Businesses must be empowered to overcome the identity problem, that is, to see people for who they are, recognize them when their privacy wishes need to be honored, and do so across every touchpoint and system.
The challenge is that for most people, their online activity is fragmented across a number of digital identifiers, such as email addresses, mobile advertising IDs and browser IDs.
Privacy regulations address personal data across digital and ‘pseudonymous’ identifiers, but the legal rights belong to citizens, individuals and ‘natural persons’.
For example, GDPR applies to data on a ‘natural person’, but online, that data is associated with digital IDs – a natural person has the legal rights, but it could be a cookie or other digital ID with the personal data. It greatly benefits businesses to understand the connection between real people, and digital IDs, to know when they are dealing with Jane, and when they are not.

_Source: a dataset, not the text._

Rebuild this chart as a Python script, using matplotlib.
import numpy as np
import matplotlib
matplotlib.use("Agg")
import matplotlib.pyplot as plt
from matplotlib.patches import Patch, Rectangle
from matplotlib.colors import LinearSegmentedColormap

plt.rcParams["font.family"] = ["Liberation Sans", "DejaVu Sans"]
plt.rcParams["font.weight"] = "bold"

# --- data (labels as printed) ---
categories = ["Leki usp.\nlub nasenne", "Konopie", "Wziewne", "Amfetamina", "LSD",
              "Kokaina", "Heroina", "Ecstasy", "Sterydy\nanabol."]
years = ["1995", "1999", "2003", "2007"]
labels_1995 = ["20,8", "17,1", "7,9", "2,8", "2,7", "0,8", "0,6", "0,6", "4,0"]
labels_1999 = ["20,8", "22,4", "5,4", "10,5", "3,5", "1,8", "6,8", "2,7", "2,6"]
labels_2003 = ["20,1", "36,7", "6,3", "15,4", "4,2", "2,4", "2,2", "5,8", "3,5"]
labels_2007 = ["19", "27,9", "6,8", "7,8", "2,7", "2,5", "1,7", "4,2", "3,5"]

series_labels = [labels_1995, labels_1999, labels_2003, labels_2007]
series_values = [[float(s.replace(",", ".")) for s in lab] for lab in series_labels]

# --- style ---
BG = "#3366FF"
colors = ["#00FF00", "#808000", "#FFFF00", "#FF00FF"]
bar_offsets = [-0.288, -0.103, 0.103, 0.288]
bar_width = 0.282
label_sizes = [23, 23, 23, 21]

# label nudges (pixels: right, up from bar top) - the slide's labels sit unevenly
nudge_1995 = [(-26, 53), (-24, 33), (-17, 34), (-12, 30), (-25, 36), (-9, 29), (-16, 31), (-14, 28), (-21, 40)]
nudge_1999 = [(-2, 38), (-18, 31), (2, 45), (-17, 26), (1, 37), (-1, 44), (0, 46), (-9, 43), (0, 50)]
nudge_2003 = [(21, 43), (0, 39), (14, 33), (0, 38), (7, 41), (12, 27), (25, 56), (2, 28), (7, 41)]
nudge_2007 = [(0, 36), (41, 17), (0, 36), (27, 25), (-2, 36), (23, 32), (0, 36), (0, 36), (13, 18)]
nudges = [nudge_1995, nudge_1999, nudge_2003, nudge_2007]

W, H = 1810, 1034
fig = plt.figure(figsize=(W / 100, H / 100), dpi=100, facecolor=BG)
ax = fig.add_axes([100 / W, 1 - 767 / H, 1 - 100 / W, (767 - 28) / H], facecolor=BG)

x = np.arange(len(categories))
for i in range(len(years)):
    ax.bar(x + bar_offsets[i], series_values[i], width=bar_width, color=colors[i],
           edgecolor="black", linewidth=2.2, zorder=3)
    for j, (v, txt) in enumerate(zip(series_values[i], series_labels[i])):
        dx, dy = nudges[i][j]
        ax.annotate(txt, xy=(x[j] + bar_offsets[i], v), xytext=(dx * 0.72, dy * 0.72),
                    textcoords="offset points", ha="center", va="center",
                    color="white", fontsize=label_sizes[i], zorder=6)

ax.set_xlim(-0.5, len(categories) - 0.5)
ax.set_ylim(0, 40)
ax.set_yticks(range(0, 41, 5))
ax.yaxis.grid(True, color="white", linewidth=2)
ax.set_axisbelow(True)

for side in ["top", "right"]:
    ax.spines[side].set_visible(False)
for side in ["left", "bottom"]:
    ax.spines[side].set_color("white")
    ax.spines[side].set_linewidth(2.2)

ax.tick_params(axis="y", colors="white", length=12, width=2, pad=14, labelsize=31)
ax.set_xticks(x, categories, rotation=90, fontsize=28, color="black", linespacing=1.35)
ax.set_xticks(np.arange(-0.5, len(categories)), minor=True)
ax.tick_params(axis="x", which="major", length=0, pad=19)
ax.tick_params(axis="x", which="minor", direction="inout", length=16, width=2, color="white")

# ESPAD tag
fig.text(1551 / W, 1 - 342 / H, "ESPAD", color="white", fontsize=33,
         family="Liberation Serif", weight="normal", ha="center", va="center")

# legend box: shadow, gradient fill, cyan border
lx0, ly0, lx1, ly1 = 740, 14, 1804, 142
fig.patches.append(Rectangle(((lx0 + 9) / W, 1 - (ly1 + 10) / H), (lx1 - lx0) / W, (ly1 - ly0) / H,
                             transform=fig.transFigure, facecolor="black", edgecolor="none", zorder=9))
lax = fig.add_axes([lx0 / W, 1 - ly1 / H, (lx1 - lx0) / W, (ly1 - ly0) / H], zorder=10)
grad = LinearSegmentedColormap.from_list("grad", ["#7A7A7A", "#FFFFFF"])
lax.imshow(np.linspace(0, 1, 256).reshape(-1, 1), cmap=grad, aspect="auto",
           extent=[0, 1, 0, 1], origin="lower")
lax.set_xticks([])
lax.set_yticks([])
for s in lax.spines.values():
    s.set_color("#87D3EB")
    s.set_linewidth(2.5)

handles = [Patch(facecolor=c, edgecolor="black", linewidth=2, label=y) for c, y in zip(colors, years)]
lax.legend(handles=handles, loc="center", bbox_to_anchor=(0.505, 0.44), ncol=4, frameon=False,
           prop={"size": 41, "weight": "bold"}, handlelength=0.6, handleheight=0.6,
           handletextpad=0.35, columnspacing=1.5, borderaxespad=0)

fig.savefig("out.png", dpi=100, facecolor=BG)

Harmonizing all the online activity to a ‘natural person’ requires a privacy-positive approach to identity resolution.
It’s about treating people as people
When Jane expresses a preference in an email form, a mobile app, a website, or a phone, those expressions must be reflected against the person, not an isolated digital identifier. To solve for this, consent provided by Jane on your mobile website or app, could be associated with the responsibly gathered IDs and devices connected to her, ensuring an efficient and optimized privacy experience.
Privacy-first identity resolution is an alternative to the God’s-eye view that utilizes third-party identity assets to reconcile every user -- which, of course, would be terrifying for privacy -- the objective must be to make it as easy as possible for people to express their privacy priorities and then leverage all the identity assets a company has responsibly gathered, without unduly burdening people with too many requests and extra hops and go-do’s.